REPUBLIKA.CO.ID, JAKARTA -- SH (19 tahun) alias Haikal, otak pelaku pembobol situs tiket.com milik PT Global Networking membuat bisnis situs tersebut menelan kerugian hingga miliaran rupiah. Haikal bahkan diketahui tak hanya berhasil membobol jaringan tiket.com, tetapi juga beberapa situs lainnya.
Pakar Digital Forensik ITB, Agung Harsoyo menyebut terjadinya peretasan itu tentunya berdasar dua faktor, keahlian si peretas maupun kelemahan sekuriti sebuah situs. Ia menjelaskan, sebuah jaringan ada urusannya dengan ketersambungan, dan itu urusannya adalah prosedur. Prosedur, kata dia, kaitannya ada yang disebut dengan protokol jaringan.
"Nah itu kan kalau ada orang tahu prosedur untuk bisa masuk, maka masuklah dia.

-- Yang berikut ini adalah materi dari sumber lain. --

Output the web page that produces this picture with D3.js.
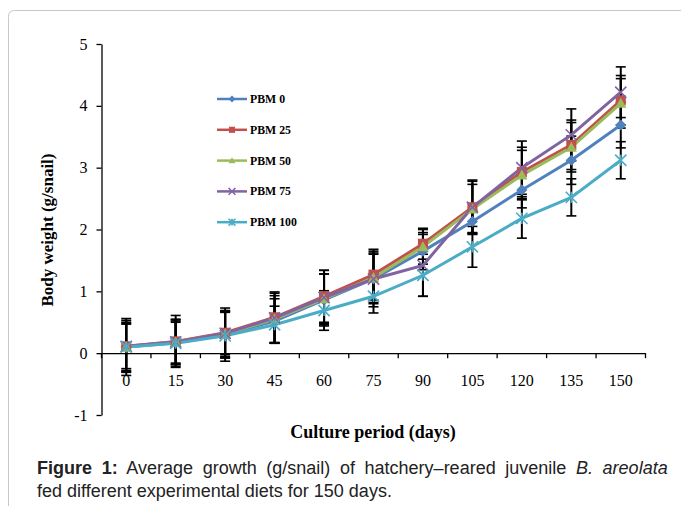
<html>
  <head>
    <meta charset="utf-8" />
    <script src="https://d3js.org/d3.v7.min.js"></script>
    <style>
      body { margin: 0; background: #fff; }
      .tick text { font-family: "Liberation Serif", "Times New Roman", serif; font-size: 16px; }
      .caption { font-family: "Liberation Sans", Arial, sans-serif; font-size: 18px; fill: #222; }
    </style>
  </head>
  <body>
    <svg id="chart" width="681" height="506"></svg>
    <script>
      var days = ["0", "15", "30", "45", "60", "75", "90", "105", "120", "135", "150"];
      var yTicks = [-1, 0, 1, 2, 3, 4, 5];
      var seriesNames = ["PBM 0", "PBM 25", "PBM 50", "PBM 75", "PBM 100"];

      var pbm0 = [0.10, 0.17, 0.30, 0.52, 0.86, 1.20, 1.65, 2.13, 2.64, 3.12, 3.69];
      var pbm25 = [0.11, 0.19, 0.33, 0.58, 0.92, 1.27, 1.77, 2.36, 2.93, 3.37, 4.09];
      var pbm50 = [0.10, 0.18, 0.31, 0.55, 0.88, 1.22, 1.72, 2.33, 2.88, 3.33, 4.04];
      var pbm75 = [0.11, 0.18, 0.32, 0.57, 0.90, 1.20, 1.42, 2.36, 3.00, 3.53, 4.22];
      var pbm100 = [0.10, 0.16, 0.28, 0.46, 0.69, 0.92, 1.26, 1.72, 2.18, 2.52, 3.12];

      // standard deviations (error bars)
      var err0 = [0.40, 0.38, 0.38, 0.36, 0.42, 0.40, 0.30, 0.18, 0.29, 0.39, 0.37];
      var err25 = [0.42, 0.42, 0.40, 0.41, 0.42, 0.41, 0.25, 0.44, 0.40, 0.40, 0.40];
      var err50 = [0.38, 0.36, 0.36, 0.38, 0.40, 0.40, 0.28, 0.40, 0.40, 0.40, 0.40];
      var err75 = [0.36, 0.34, 0.34, 0.40, 0.44, 0.45, 0.50, 0.42, 0.43, 0.42, 0.41];
      var err100 = [0.46, 0.34, 0.41, 0.30, 0.32, 0.27, 0.34, 0.33, 0.32, 0.30, 0.30];

      var colors = ["#4F81BD", "#C0504D", "#9BBB59", "#8064A2", "#4BACC6"];
      var markers = ["diamond", "square", "triangle", "x", "star"];

      var series = seriesNames.map(function (name, i) {
        var vals = [pbm0, pbm25, pbm50, pbm75, pbm100][i];
        var errs = [err0, err25, err50, err75, err100][i];
        return {
          name: name,
          color: colors[i],
          marker: markers[i],
          points: days.map(function (d, j) { return { day: d, v: vals[j], e: errs[j] }; })
        };
      });

      var svg = d3.select("#chart");
      var serif = '"Liberation Serif", "Times New Roman", serif';

      // figure frame (top and left edges visible)
      svg.append("path")
        .attr("d", "M8.5,520V16.5Q8.5,10.5 14.5,10.5H700")
        .attr("fill", "none")
        .attr("stroke", "#c8c8c8");

      var x = d3.scaleBand().domain(days).range([101.5, 645.5]).padding(0);
      var y = d3.scaleLinear().domain([-1, 5]).range([415, 44]);
      var cx = function (d) { return x(d) + x.bandwidth() / 2; };

      // y axis
      svg.append("g")
        .attr("transform", "translate(101.5,0)")
        .call(d3.axisLeft(y).tickValues(yTicks).tickFormat(String).tickSize(5).tickSizeOuter(0).tickPadding(9))
        .call(function (g) { g.selectAll("line, path").attr("stroke", "#000").attr("stroke-width", 1.3); });

      // x axis at y = 0
      var xg = svg.append("g")
        .attr("transform", "translate(0," + y(0) + ")")
        .call(d3.axisBottom(x).tickSize(0).tickSizeOuter(0).tickPadding(21));
      xg.selectAll("path").attr("stroke", "#000").attr("stroke-width", 1.3);
      xg.selectAll(".bound")
        .data(d3.range(days.length + 1))
        .enter().append("line")
        .attr("x1", function (i) { return 101.5 + i * x.step(); })
        .attr("x2", function (i) { return 101.5 + i * x.step(); })
        .attr("y1", 0).attr("y2", 5)
        .attr("stroke", "#000").attr("stroke-width", 1.3);

      // error bars
      series.forEach(function (s) {
        var g = svg.append("g");
        g.selectAll("line.v").data(s.points).enter().append("line")
          .attr("x1", function (d) { return cx(d.day); })
          .attr("x2", function (d) { return cx(d.day); })
          .attr("y1", function (d) { return y(d.v + d.e); })
          .attr("y2", function (d) { return y(d.v - d.e); })
          .attr("stroke", "#000").attr("stroke-width", 2);
        [1, -1].forEach(function (sgn) {
          g.selectAll("line.c" + sgn).data(s.points).enter().append("line")
            .attr("x1", function (d) { return cx(d.day) - 5; })
            .attr("x2", function (d) { return cx(d.day) + 5; })
            .attr("y1", function (d) { return y(d.v + sgn * d.e); })
            .attr("y2", function (d) { return y(d.v + sgn * d.e); })
            .attr("stroke", "#000").attr("stroke-width", 1.6);
        });
      });

      var line = d3.line().x(function (d) { return cx(d.day); }).y(function (d) { return y(d.v); });

      function drawMarker(sel, type, color, r) {
        if (type === "diamond") {
          sel.append("path").attr("d", "M0," + (-r) + "L" + r + ",0L0," + r + "L" + (-r) + ",0Z").attr("fill", color);
        } else if (type === "square") {
          sel.append("rect").attr("x", -r * 0.9).attr("y", -r * 0.9).attr("width", r * 1.8).attr("height", r * 1.8).attr("fill", color);
        } else if (type === "triangle") {
          sel.append("path").attr("d", "M0," + (-r) + "L" + r + "," + (r * 0.8) + "L" + (-r) + "," + (r * 0.8) + "Z").attr("fill", color);
        } else if (type === "x") {
          sel.append("path").attr("d", "M" + (-r) + "," + (-r) + "L" + r + "," + r + "M" + (-r) + "," + r + "L" + r + "," + (-r))
            .attr("stroke", color).attr("stroke-width", 1.6).attr("fill", "none");
        } else {
          sel.append("path").attr("d", "M" + (-r) + "," + (-r) + "L" + r + "," + r + "M" + (-r) + "," + r + "L" + r + "," + (-r) + "M0," + (-r) + "L0," + r)
            .attr("stroke", color).attr("stroke-width", 1.6).attr("fill", "none");
        }
      }

      series.forEach(function (s) {
        svg.append("path")
          .datum(s.points)
          .attr("d", line)
          .attr("fill", "none")
          .attr("stroke", s.color)
          .attr("stroke-width", 3);
      });

      series.forEach(function (s) {
        svg.append("g").selectAll("g").data(s.points).enter().append("g")
          .attr("transform", function (d) { return "translate(" + cx(d.day) + "," + y(d.v) + ")"; })
          .each(function () { drawMarker(d3.select(this), s.marker, s.color, 5.6); });
      });

      // legend
      var leg = svg.append("g").attr("transform", "translate(217,99)");
      series.forEach(function (s, i) {
        var row = leg.append("g").attr("transform", "translate(0," + (i * 30.8) + ")");
        row.append("line").attr("x1", 0).attr("x2", 30).attr("y1", 0).attr("y2", 0)
          .attr("stroke", s.color).attr("stroke-width", 2.5);
        var m = row.append("g").attr("transform", "translate(15,0)");
        drawMarker(m, s.marker, s.color, 3.4);
        row.append("text").attr("x", 33).attr("y", 4)
          .attr("font-family", serif).attr("font-weight", "bold").attr("font-size", 11.8)
          .text(s.name);
      });

      // axis titles
      svg.append("text")
        .attr("transform", "translate(53,230) rotate(-90)")
        .attr("text-anchor", "middle")
        .attr("font-family", serif).attr("font-weight", "bold").attr("font-size", 17)
        .text("Body weight (g/snail)");
      svg.append("text")
        .attr("x", 373).attr("y", 438)
        .attr("text-anchor", "middle")
        .attr("font-family", serif).attr("font-weight", "bold").attr("font-size", 18)
        .text("Culture period (days)");

      // caption (first line justified to the column width)
      var cap = svg.append("text").attr("class", "caption").attr("x", 37).attr("y", 474);
      cap.append("tspan").attr("font-weight", "bold").text("Figure 1:");
      cap.append("tspan").text(" Average growth (g/snail) of hatchery\u2013reared juvenile ");
      cap.append("tspan").attr("font-style", "italic").text("B. areolata");
      var w = cap.node().getComputedTextLength();
      var gaps = 8;
      if (w < 626) cap.attr("word-spacing", ((626 - w) / gaps).toFixed(2));
      svg.append("text").attr("class", "caption").attr("x", 37).attr("y", 497)
        .text("fed different experimental diets for 150 days.");
    </script>
  </body>
</html>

Dengan demikian, kalau ada orang yang tahu terkait bagaimana masuk ke satu situs, maka bisa masuk. Mau belajar otodidak atau belajar khusus ujung-ujungnya sama saja, hasil bisa masuknya. Kalau dari sisi orangnya tekun pasti," ujar Agus kepada Republika.co.id, Kamis (6/4).
Ketekunan itu kaitannya untuk mempelajari kelemahan-kelemahan yang ada pada situs-situs sedemikian rupa. Kedua, ia menjelaskan, kaitan dengan situs sendiri, bahwa semestinya menerapkan sekuriti governance. Hal ini meliputi urusan teknologi, prosedur, urusan orangnya, sehingga nantinya secara evaluasi ada monitoring.
"Misal ada transaksi yang dilakukan Haikal dengan jumlah tertentu, mestinya sudah ada alarm. Gampangnya kalau di dunia perbankan, misalnya, ada cara mencegatnya," ujarnya.
Agus menambahkan, kasus peretasan memang didasari beberapa kemungkinan. Bagaimana orang mampu membobol satu sekuriti memang ada berbagai macam faktor, bisa secara teknikal bahwa si peretas memang tekun sekali. Tapi ada juga yang justru memanfaatkan orang dari dalam.
"Semacam dia kenal orang dalam, menemukan catatan-catatan, itu dimungkinkan, kalau dari sisi survei, yang paling lemah dari sisi sekuriti itu kalau ada kebocoran dari dalam," tambah dia.